1.豆瓣网址TOP250网址豆瓣读书 Top 250

2.必要的库:

import re
import requests  # 发送请求
from bs4 import BeautifulSoup  # 解析网页
import pandas as pd  # 存取csv
from time import sleep  # 等待时间

二、了解和明白目标

1.需要和准备提取的信息

book_name = []  # 书籍名称
book_url = []  # 书籍链接
book_contry = []    #国家
book_author = []  #作者
book_translator = []   #译者
book_year = []  # 上映年份
book_publisher = []  # 出版社
book_price = []     #价格
book_star = []   #书籍评分
book_star_people = []  # 评分人数
book_comment = [] #评论

 2.网页的位置信息(检查或者快捷键F12,可以找的到)

3.网页的Headers头信息(检查后,Network中Fetch/XHR,加上Ctrl+R,即可看见)

三、具体操作实现

1.提取数据实现(由于可能缺少国家和译者)

<p class="pl">[清] 曹雪芹 著 / 人民文学出版社 / 1996-12 / 59.70元</p>
<p class="pl">J.K.罗琳 (J.K.Rowling) / 苏农 / 人民文学出版社 / 2008-12-1 / 498.00元</p>

采用正则化方式

        # 使用正则表达式提取信息
        pattern = re.compile(r'(?:\[(.*?)\] )?(.*?)(?: \/ (.*?))?(?: \/ (.*?)) \/ (.*?) \/ (.*?)元')
        matches = pattern.match(book_info_text)

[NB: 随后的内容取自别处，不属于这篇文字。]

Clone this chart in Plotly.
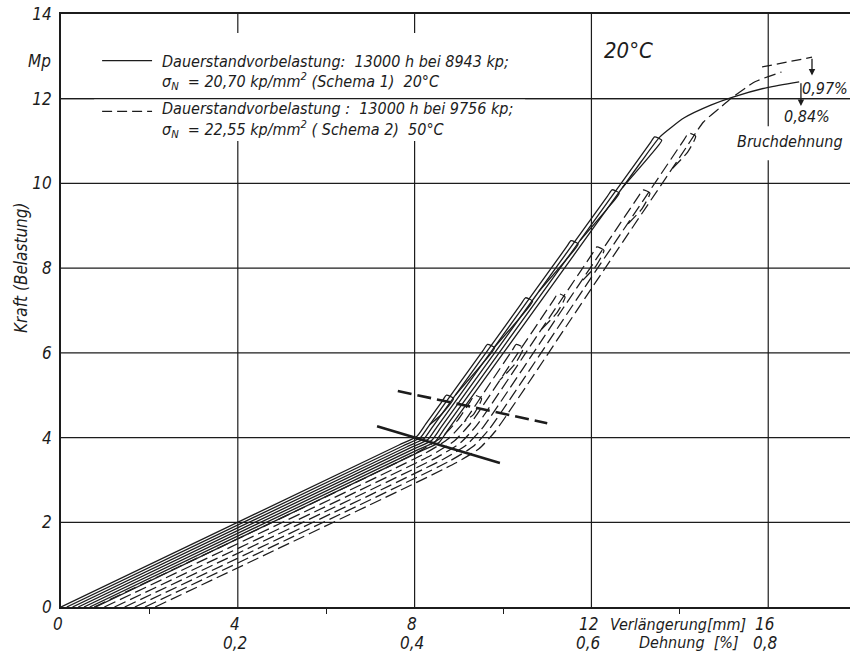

        # 提取信息并插入列表,如果为空则插入 None
        country = matches.group(1) if matches and matches.group(1) else None

        # 处理作者信息,去除额外字符串
        raw_author = matches.group(2) if matches and matches.group(2) else None
        author = raw_author.replace(' 著', '') if raw_author else None

        translator = matches.group(3) if matches and matches.group(3) else None
        publisher = matches.group(4) if matches and matches.group(4) else None
        year = matches.group(5) if matches and matches.group(5) else None
        price = matches.group(6) if matches and matches.group(6) else None

其他代码较为正常,易寻找

2.保存实现

def save_to_csv(csv_name):
    """
    	数据保存到csv
    	:return: None
    	"""
    df = pd.DataFrame()  # 初始化一个DataFrame对象
    df['书籍名称'] = book_name
    df['书籍链接'] = book_url
    df['国家'] = book_contry
    df['作者'] = book_author
    df['译者'] = book_translator
    df['上映年份'] = book_year
    df['出版社'] = book_publisher
    df['价格'] = book_price
    df['评论'] = book_comment
    df['书籍评分'] = book_star
    df['评分人数'] = book_star_people
    df.to_csv(csv_name, encoding='utf_8_sig')  # 将数据保存到csv文件

四、总代码实现  {使用需增加来源,支持原创}

1.要点:Headers最好需要改为自己的。

2.其中有注释。

3.最后的数据是.csv格式

import re
import requests  # 发送请求
from bs4 import BeautifulSoup  # 解析网页
import pandas as pd  # 存取csv
from time import sleep  # 等待时间

book_name = []  # 书籍名称
book_url = []  # 书籍链接
book_contry = []    #国家
book_author = []  #作者
book_translator = []   #译者
book_year = []  # 上映年份
book_publisher = []  # 出版社
book_price = []     #价格
book_star = []   #书籍评分
book_star_people = []  # 评分人数
book_comment = [] #评论


def get_book_info(url, headers):
    res = requests.get(url, headers=headers)
    soup = BeautifulSoup(res.text, 'html.parser')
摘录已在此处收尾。